Did you know that we spend almost 4X as much on social programs than we do on the military today?
You know how much Hess countries spend on defense? The US could buy enough bullets to kill everyone in the world 10 times over and miss 50% of the time.
How is it a shit metric? They said the largest army. What do you think an army is? It's soldiers, it's people. The graphic wasn't what's the largest Arsenal or the largest navy or the largest Air Force Etc..
Now, this is based on slightly outdated statistics but let's roll with it for a second.
Vietnam's Reserve, according to this chart, is 5M give or take.
Vietnam's 2018 Defense Budget was 5.5B USD, give or take.
If somehow we spent that entire budget on the Reserve, we would end up with an expenditure of $1,100USD per Reserve Soldier.
Counting Uniforms, Food, Weapons, and Ammunition for training, how much quality training do you think you can accomplish for $1,100USD per Soldier per year? Even taking into account currency conversion, $2.3M VND per month isn't a lot when you're talking military budgets. At that point, we should just count draft card holders as "Reserves" for the US.
An army is a tool for accomplishing goals in defence from and enactment of violence on actors of significant capability. Personnel are just one of the few raw resources said tool consumes. Conveniently said personnel can be used in place of other resources in this calculus but usually at significant inefficiencies. This can even mean that militaries with inflated personnel may even indicate that said military is lacking in other critical areas which must be plugged with disposable personel ie look at the Russian military and its meat wave attacks.

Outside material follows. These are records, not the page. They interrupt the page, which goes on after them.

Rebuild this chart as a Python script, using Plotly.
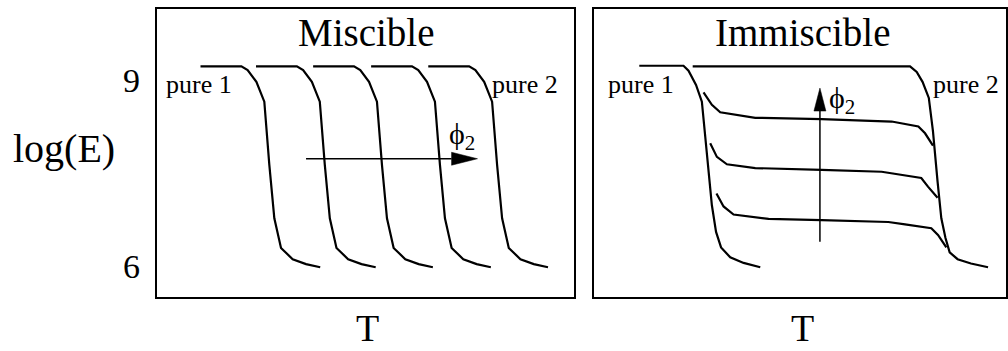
import plotly.graph_objects as go

# ---- data: temperature (arbitrary units) vs log(E) ----
# Miscible blends: five sigmoidal curves shifting to higher T with phi_2
mis_T = [
    [10.5, 20.3, 21.8, 23.9, 25.8, 27.0, 28.2, 29.8, 32.6, 35.8, 39.2],
    [23.8, 33.6, 35.1, 37.2, 39.1, 40.3, 41.5, 43.1, 45.9, 49.1, 52.5],
    [37.5, 47.3, 48.8, 50.9, 52.8, 54.0, 55.2, 56.8, 59.6, 62.8, 66.2],
    [51.4, 61.2, 62.7, 64.8, 66.7, 67.9, 69.1, 70.7, 73.5, 76.7, 80.1],
    [65.1, 74.9, 76.4, 78.5, 80.4, 81.6, 82.8, 84.4, 87.2, 90.4, 93.8],
]
mis_logE = [9.22, 9.22, 9.16, 8.97, 8.65, 7.63, 6.77, 6.29, 6.11, 6.03, 5.98]

# Immiscible blends: two pure-component transitions plus intermediate plateaus
imm_pure1_T = [10.9, 21.5, 22.7, 24.5, 25.9, 27.1, 28.3, 29.3, 30.5, 32.7, 35.9, 39.9]
imm_pure1_logE = [9.23, 9.23, 9.15, 8.92, 8.65, 7.79, 6.98, 6.55, 6.30, 6.14, 6.05, 5.98]

imm_pure2_T = [23.7, 75.8, 77.4, 78.8, 80.3, 81.3, 82.4, 83.3, 84.3, 85.3, 87.2, 90.4, 94.5]
imm_pure2_logE = [9.22, 9.22, 9.13, 8.97, 8.71, 8.17, 7.36, 6.77, 6.45, 6.22, 6.11, 6.04, 5.98]

imm_high_T = [26.3, 28.3, 30.3, 33.9, 38.7, 54.6, 71.4, 77.8, 79.4, 81.3]
imm_high_logE = [8.80, 8.60, 8.48, 8.44, 8.39, 8.37, 8.33, 8.25, 8.14, 7.94]

imm_mid_T = [27.9, 29.5, 31.9, 38.7, 54.6, 69.0, 78.5, 80.1, 82.4]
imm_mid_logE = [7.98, 7.76, 7.64, 7.58, 7.55, 7.52, 7.42, 7.28, 7.10]

imm_low_T = [29.4, 31.1, 33.5, 41.9, 54.6, 70.6, 74.6, 80.9, 82.5, 84.5]
imm_low_logE = [7.17, 6.96, 6.83, 6.76, 6.74, 6.71, 6.67, 6.61, 6.50, 6.30]

y_ticks = [6, 9]
y_tick_text = ["6", "9"]

# ---- layout geometry (pixels) ----
W, H = 1008, 351
L_X0, L_X1 = 157, 575
R_X0, R_X1 = 595, 1008
Y_TOP, Y_BOT = 9, 297
PX_PER_T = (L_X1 - L_X0) / 100.0
Y_RANGE = [5.5, 10.145]
PX_PER_LOGE = (Y_BOT - Y_TOP) / (Y_RANGE[1] - Y_RANGE[0])

FONT = "Liberation Serif, Times New Roman, serif"
LINE = dict(color="black", width=2.2)

fig = go.Figure()

for xs in mis_T:
    fig.add_trace(go.Scatter(x=xs, y=mis_logE, mode="lines", line=LINE,
                             xaxis="x", yaxis="y", hoverinfo="skip"))

for xs, ys in [(imm_pure1_T, imm_pure1_logE), (imm_pure2_T, imm_pure2_logE),
               (imm_high_T, imm_high_logE), (imm_mid_T, imm_mid_logE),
               (imm_low_T, imm_low_logE)]:
    fig.add_trace(go.Scatter(x=xs, y=ys, mode="lines", line=LINE,
                             xaxis="x2", yaxis="y2", hoverinfo="skip"))

axis_common = dict(showgrid=False, zeroline=False, showline=True, mirror=True,
                   linecolor="black", linewidth=2, fixedrange=True)

ydom = [(H - Y_BOT) / H, (H - Y_TOP) / H]
fig.update_layout(
    width=W, height=H,
    margin=dict(l=0, r=0, t=0, b=0),
    paper_bgcolor="white", plot_bgcolor="white",
    showlegend=False,
    xaxis=dict(domain=[L_X0 / W, L_X1 / W], range=[0, 100],
               showticklabels=False, ticks="", **axis_common),
    xaxis2=dict(domain=[R_X0 / W, 1.0], range=[0, (R_X1 - R_X0) / PX_PER_T],
                showticklabels=False, ticks="", **axis_common),
    yaxis=dict(domain=ydom, range=Y_RANGE, tickvals=y_ticks, ticktext=y_tick_text,
               ticks="", ticklabelstandoff=8,
               tickfont=dict(family=FONT, size=34, color="black"), **axis_common),
    yaxis2=dict(domain=ydom, range=Y_RANGE, anchor="x2", showticklabels=False,
                ticks="", **axis_common),
)


def arrow(xref, yref, x0, y0, x1, y1, head_len_px, head_half_px):
    """Shaft plus a slender filled head pointing from (x0,y0) to (x1,y1)."""
    shapes = []
    if y0 == y1:  # horizontal
        hl = head_len_px / PX_PER_T
        hw = head_half_px / PX_PER_LOGE
        sgn = 1 if x1 > x0 else -1
        bx = x1 - sgn * hl
        shapes.append(dict(type="line", xref=xref, yref=yref, x0=x0, y0=y0,
                           x1=bx, y1=y1, line=dict(color="black", width=1.5)))
        path = f"M{x1},{y1} L{bx},{y1 + hw} L{bx},{y1 - hw} Z"
    else:  # vertical
        hl = head_len_px / PX_PER_LOGE
        hw = head_half_px / PX_PER_T
        sgn = 1 if y1 > y0 else -1
        by = y1 - sgn * hl
        shapes.append(dict(type="line", xref=xref, yref=yref, x0=x0, y0=y0,
                           x1=x1, y1=by, line=dict(color="black", width=1.5)))
        path = f"M{x1},{y1} L{x1 - hw},{by} L{x1 + hw},{by} Z"
    shapes.append(dict(type="path", xref=xref, yref=yref, path=path,
                       fillcolor="black", line=dict(color="black", width=0.5)))
    return shapes


shapes = []
shapes += arrow("x", "y", 35.8, 7.73, 76.9, 7.73, 26, 6.5)
shapes += arrow("x2", "y2", 54.2, 6.39, 54.2, 8.87, 23, 6)
fig.update_layout(shapes=shapes)


def px_x(px):
    return px / W


def px_y(py):
    return 1 - py / H


ann = []
# panel titles
ann.append(dict(text="Miscible", x=px_x(367), y=px_y(32), xref="paper", yref="paper",
                showarrow=False, font=dict(family=FONT, size=39, color="black"),
                xanchor="center", yanchor="middle"))
ann.append(dict(text="Immiscible", x=px_x(804), y=px_y(32), xref="paper", yref="paper",
                showarrow=False, font=dict(family=FONT, size=39, color="black"),
                xanchor="center", yanchor="middle"))
# axis titles
ann.append(dict(text="log(E)", x=px_x(64), y=px_y(148), xref="paper", yref="paper",
                showarrow=False, font=dict(family=FONT, size=40, color="black"),
                xanchor="center", yanchor="middle"))
for cx in (368, 804):
    ann.append(dict(text="T", x=px_x(cx), y=px_y(328), xref="paper", yref="paper",
                    showarrow=False, borderpad=0,
                    font=dict(family=FONT, size=38, color="black"),
                    xanchor="center", yanchor="middle"))
# component labels
for xr, yr, tx, label in [("x", "y", 10.2, "pure 1"), ("x", "y", 88.2, "pure 2"),
                          ("x2", "y2", 11.2, "pure 1"), ("x2", "y2", 89.1, "pure 2")]:
    ann.append(dict(text=label, x=tx, y=8.93, xref=xr, yref=yr, showarrow=False,
                    font=dict(family=FONT, size=26, color="black"),
                    xanchor="center", yanchor="middle"))
# phi_2 labels
ann.append(dict(text="ϕ<sub>2</sub>", x=73.3, y=8.1, xref="x", yref="y",
                showarrow=False, font=dict(family=FONT, size=30, color="black"),
                xanchor="center", yanchor="middle"))
ann.append(dict(text="ϕ<sub>2</sub>", x=59.5, y=8.68, xref="x2", yref="y2",
                showarrow=False, font=dict(family=FONT, size=30, color="black"),
                xanchor="center", yanchor="middle"))
fig.update_layout(annotations=ann)

fig.write_html("out.html")
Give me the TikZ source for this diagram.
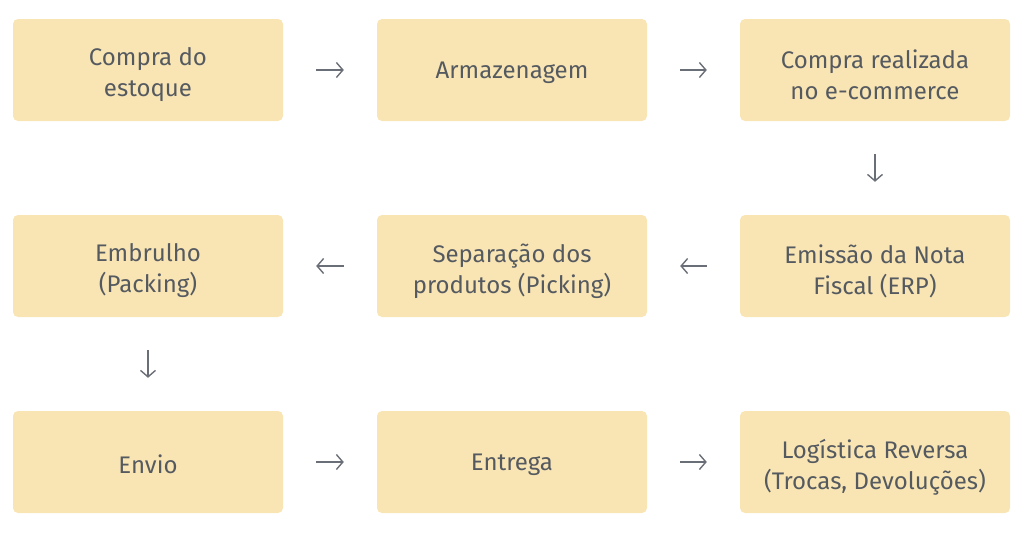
\documentclass[tikz,border=0pt]{standalone}
\usepackage{fontspec}
\setmainfont{Fira Sans}
\usetikzlibrary{arrows.meta}
\definecolor{boxfill}{HTML}{F9E5B4}
\definecolor{txt}{HTML}{555A60}
\definecolor{arr}{HTML}{6A6E76}
\begin{document}
\begin{tikzpicture}[x=1pt,y=-1pt,
  box/.style={fill=boxfill,rounded corners=5pt,minimum width=270pt,minimum height=102pt,
    inner sep=0pt,label={[boxtext]center:#1}},
  onebox/.style={fill=boxfill,rounded corners=5pt,minimum width=270pt,minimum height=102pt,
    inner sep=0pt,label={[boxtext,yshift=2.5pt]center:#1}},
  boxtext/.style={align=center,text=txt,font=\fontsize{24}{31}\selectfont,yshift=-5pt,inner sep=0pt},
  flow/.style={draw=arr,line width=1.4pt,-{Straight Barb[length=6.5pt,width=15pt,line width=1.4pt]},
    shorten >=33pt,shorten <=33pt}]
\useasboundingbox (0,0) rectangle (1024,536);
\node[box={Compra do\\estoque}] (a) at (148,70) {};
\node[onebox={Armazenagem}] (b) at (512,70) {};
\node[box={Compra realizada\\no e-commerce}] (c) at (875,70) {};
\node[box={Emissão da Nota\\Fiscal (ERP)}] (d) at (875,266) {};
\node[box={Separação dos\\produtos (Picking)}] (e) at (512,266) {};
\node[box={Embrulho\\(Packing)}] (f) at (148,266) {};
\node[onebox={Envio}] (g) at (148,462) {};
\node[onebox={Entrega}] (h) at (512,462) {};
\node[box={Logística Reversa\\(Trocas, Devoluções)}] (i) at (875,462) {};
\draw[flow] (a) -- (b);
\draw[flow] (b) -- (c);
\draw[flow] (c) -- (d);
\draw[flow] (d) -- (e);
\draw[flow] (e) -- (f);
\draw[flow] (f) -- (g);
\draw[flow] (g) -- (h);
\draw[flow] (h) -- (i);
\end{tikzpicture}
\end{document}
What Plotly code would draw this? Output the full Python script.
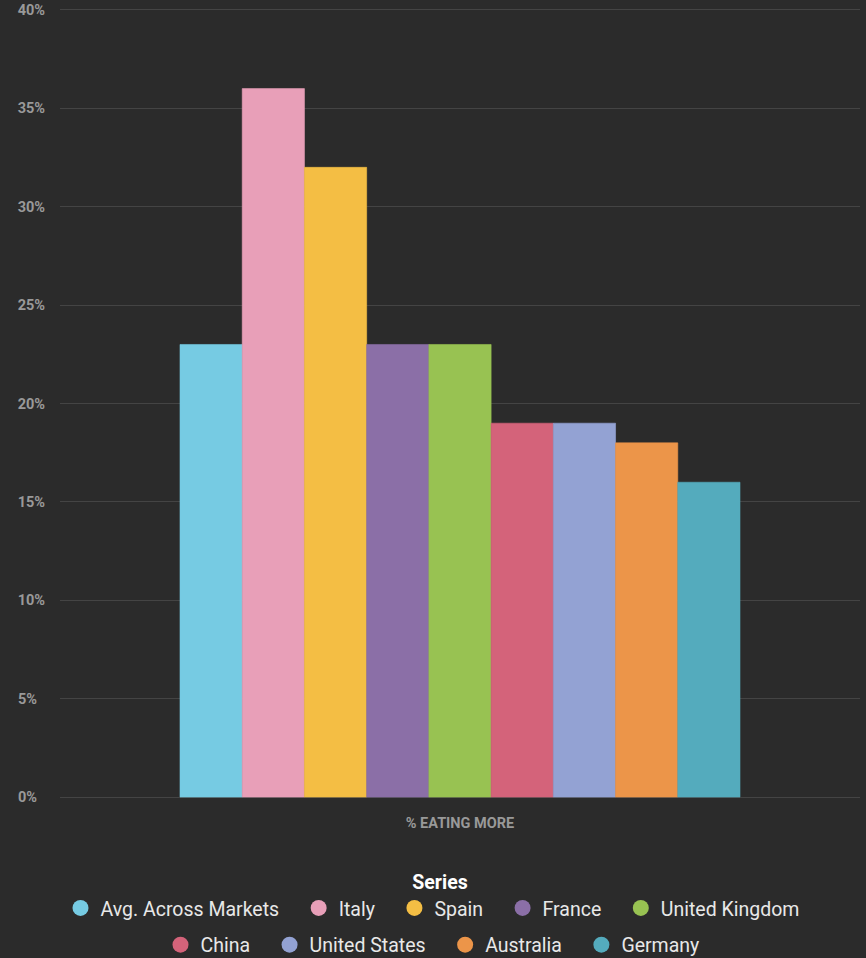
import plotly.graph_objects as go

category = ["% EATING MORE"]
series = ["Avg. Across Markets", "Italy", "Spain", "France", "United Kingdom",
          "China", "United States", "Australia", "Germany"]
values = [23, 36, 32, 23, 23, 19, 19, 18, 16]
colors = ["#76cbe3", "#e89fb8", "#f4be44", "#8b6fa7", "#98c252",
          "#d4637a", "#93a2d3", "#ec9549", "#54abbd"]
legend_row = ["legend", "legend", "legend", "legend", "legend",
              "legend2", "legend2", "legend2", "legend2"]
tick_vals = [0, 5, 10, 15, 20, 25, 30, 35, 40]
tick_text = [f"{v}%" + ("\u2007" if v < 10 else "") for v in tick_vals]

BG = "#2b2b2b"
PAD = "\u00a0\u00a0\u00a0"
fig = go.Figure()
for name, v, c in zip(series, values, colors):
    fig.add_trace(go.Bar(x=category, y=[v], name=name,
                         marker=dict(color=c, line=dict(width=0.6, color=c)),
                         showlegend=False, hoverinfo="name+y"))
for name, c, lg in zip(series, colors, legend_row):
    fig.add_trace(go.Scatter(x=[None], y=[None], mode="markers", name=name + PAD,
                             legend=lg, hoverinfo="skip",
                             marker=dict(symbol="circle", size=16, color=c)))

legend_font = dict(family="Roboto", size=19.5, color="#e8e8e8")
fig.update_layout(
    width=866, height=958,
    paper_bgcolor=BG, plot_bgcolor=BG,
    margin=dict(l=60, r=6, t=4, b=155, autoexpand=False),
    barmode="group", bargap=0.3, bargroupgap=0,
    font=dict(family="Roboto", color="#999999"),
    showlegend=True,
    legend=dict(
        orientation="h", x=0.475, xanchor="center",
        yref="container", y=0.0653, yanchor="middle",
        title=dict(text="<b>Series</b>", side="top center",
                   font=dict(family="Roboto", size=19.5, color="#ffffff")),
        font=legend_font, itemsizing="trace",
    ),
    legend2=dict(
        orientation="h", x=0.475, xanchor="center",
        yref="container", y=0.0136, yanchor="middle",
        font=legend_font, itemsizing="trace",
    ),
    xaxis=dict(
        showgrid=False, zeroline=False, showline=False,
        tickfont=dict(family="Roboto", size=14.5, color="#999999", weight="bold"),
        ticks="outside", ticklen=7, tickcolor=BG,
    ),
    yaxis=dict(
        range=[-0.3, 40.3], tickvals=tick_vals, ticktext=tick_text,
        showgrid=True, gridcolor="#444444", gridwidth=1,
        zeroline=False, showline=False,
        tickfont=dict(family="Roboto", size=14.5, color="#999999", weight="bold"),
        ticks="outside", ticklen=11, tickcolor=BG,
    ),
)
fig.write_html("out.html", config={"displayModeBar": False},
               post_script="document.body.style.margin='0';")
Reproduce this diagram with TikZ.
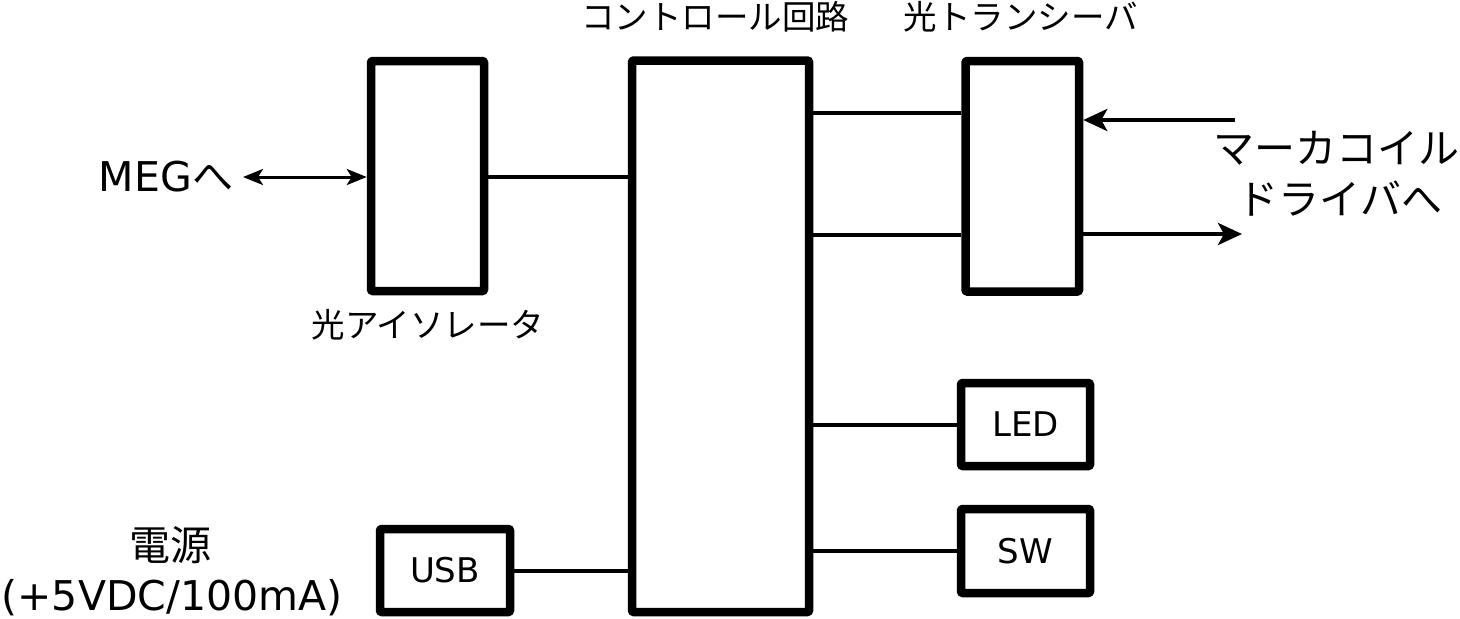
\documentclass[tikz,border=0pt]{standalone}
\usepackage{fontspec}
\setmainfont{DejaVu Sans}
\newfontfamily\jp{Noto Sans CJK JP}
\usetikzlibrary{arrows.meta}
\tikzset{
  blk/.style={draw, line width=4.25pt, line join=round, rounded corners=0.5pt, inner sep=0pt, fill=white},
  conn/.style={line width=2pt},
  big/.style={font=\fontsize{20.5pt}{24pt}\selectfont, inner sep=0pt},
  mid/.style={font=\fontsize{16.75pt}{20pt}\selectfont\jp, inner sep=0pt},
  lab/.style={font=\fontsize{17pt}{20pt}\selectfont, inner sep=0pt},
  tipB/.style={{Stealth[length=10pt,width=8pt,inset=2.5pt]}-{Stealth[length=10pt,width=8pt,inset=2.5pt]}},
  tipC/.style={-{Stealth[length=12pt,width=11pt,inset=3pt]}}
}
\begin{document}
\begin{tikzpicture}[x=0.5pt,y=-0.5pt]
\useasboundingbox (0,0) rectangle (1460,618);
% blocks
\node[blk, minimum width=56.5pt, minimum height=115pt] (iso) at (427.5,176) {};
\node[blk, minimum width=88.5pt, minimum height=275.75pt] (ctrl) at (720.5,336.25) {};
\node[blk, minimum width=56.75pt, minimum height=115.25pt] (trx) at (1022.25,176.25) {};
\node[blk, minimum width=64.5pt, minimum height=41.5pt] (led) at (1025.5,424.5) {};
\node[blk, minimum width=64.5pt, minimum height=42pt] (sw) at (1025.5,551) {};
\node[blk, minimum width=65pt, minimum height=41.5pt] (usb) at (445,570.5) {};
\node[lab] (ledtxt) at (led) {LED};
\node[lab] (swtxt) at (sw) {SW};
\node[lab] (usbtxt) at (usb) {USB};
% connectors
\draw[conn] (iso.east |- 0,177) -- (ctrl.west |- 0,177);
\draw[conn] (ctrl.east |- 0,113) -- (trx.west |- 0,113);
\draw[conn] (ctrl.east |- 0,235) -- (trx.west |- 0,235);
\draw[conn] (ctrl.east |- led.west) -- (led.west);
\draw[conn] (ctrl.east |- sw.west) -- (sw.west);
\draw[conn] (usb.east |- 0,571) -- (ctrl.west |- 0,571);
% arrows
\coordinate (megend) at (243,177);
\coordinate (inpt) at (1235,120);
\coordinate (outpt) at (1242,234);
\draw[line width=1.5pt, tipB] (megend) -- (iso.west |- megend);
\draw[conn, tipC] (inpt) -- (trx.east |- inpt);
\draw[conn, tipC] (trx.east |- outpt) -- (outpt);
% texts
\node[big] (megtxt) at (166,177) {MEG{\jp へ}};
\node[big, font=\fontsize{20.5pt}{24pt}\selectfont\jp] (mk1) at (1336,148) {マーカコイル};
\node[big, font=\fontsize{20.5pt}{24pt}\selectfont\jp] (mk2) at (1340,199) {ドライバへ};
\node[big, font=\fontsize{20.5pt}{24pt}\selectfont\jp] (pw1) at (170,545) {電源};
\node[big] (pw2) at (172,598) {(+5VDC/100mA)};
\node[mid] (ctrltxt) at (715,17) {コントロール回路};
\node[mid] (trxtxt) at (1021,17) {光トランシーバ};
\node[mid] (isotxt) at (428,325) {光アイソレータ};
\end{tikzpicture}
\end{document}
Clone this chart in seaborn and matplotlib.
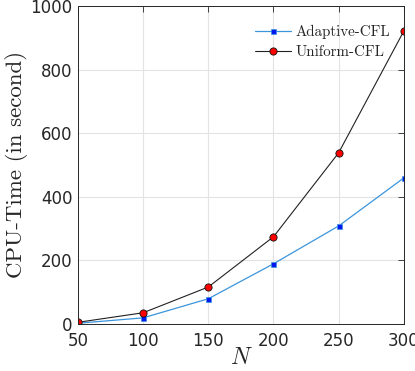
import numpy as np
import pandas as pd
import matplotlib
matplotlib.use("Agg")
import matplotlib.pyplot as plt
import seaborn as sns

sns.set_theme(style='white', context='notebook')
plt.rcParams['mathtext.fontset'] = 'cm'
plt.rcParams['font.family'] = ['DejaVu Sans']

# data
N = [50, 100, 150, 200, 250, 300]
adaptive = [2, 19, 79, 189, 308, 459]
uniform = [5, 35, 116, 274, 538, 921]

df = pd.DataFrame({'N': N, 'Adaptive-CFL': adaptive, 'Uniform-CFL': uniform})

fig = plt.figure(figsize=(4.15, 3.71), dpi=100)
ax = fig.add_axes([0.188, 0.127, 0.785, 0.857])

sns.lineplot(ax=ax, data=df, x='N', y='Adaptive-CFL', color='#3b95dc', lw=0.9,
             marker='s', markersize=3.6, markerfacecolor='#0018f0', markeredgecolor='#3b95dc',
             markeredgewidth=0.5, label='Adaptive-CFL')
sns.lineplot(ax=ax, data=df, x='N', y='Uniform-CFL', color='#222222', lw=0.8,
             marker='o', markersize=5.2, markerfacecolor='#ff0000', markeredgecolor='#111111',
             markeredgewidth=0.6, label='Uniform-CFL')

ax.set_xlim(50, 300)
ax.set_ylim(0, 1000)
ax.set_xticks(N)
ax.set_yticks([0, 200, 400, 600, 800, 1000])
ax.grid(True, color='#e3e3e3', lw=0.8)
ax.tick_params(direction='in', length=4, width=0.6, labelsize=12, colors='#262626',
               top=True, right=True, labeltop=False, labelright=False)
ax.tick_params(axis='x', pad=6)
ax.tick_params(axis='y', pad=4)
for s in ax.spines.values():
    s.set_color('#262626')
    s.set_linewidth(0.7)

ax.set_xlabel('$N$', fontsize=17, labelpad=-4)
ax.set_ylabel('CPU-Time (in second)', family='cmr10', fontsize=16.5, labelpad=2)

leg = ax.legend(loc='upper right', bbox_to_anchor=(1.015, 1.0), frameon=False,
                prop={'family': 'cmr10', 'size': 10.8},
                handlelength=2.4, handletextpad=0.3, labelspacing=0.45, borderaxespad=0.85)

fig.savefig('out.png', dpi=100)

You can't use numbers of people to make comparisons between countries because they are misleading. Some countries use their soldiers for construction work (China) or have whole industries owned by the military (Iran). A person working on a defense industry assembly line isn't a member of the military in most countries.
The Islamic Revolutionary Guards were put in charge of creating what is today known as the Iranian military industry. Under their command, Iran's military industry was enormously expanded
Using numbers of personnel to compare China or Iran to a country like Belgium would make Belgium look like a pushover. Belgium has a tiny military but uses it's location in Europe to ensure security through diplomacy and membership in NATO.
I promise you would be harder to invade the headquarters of NATO than either of those countries.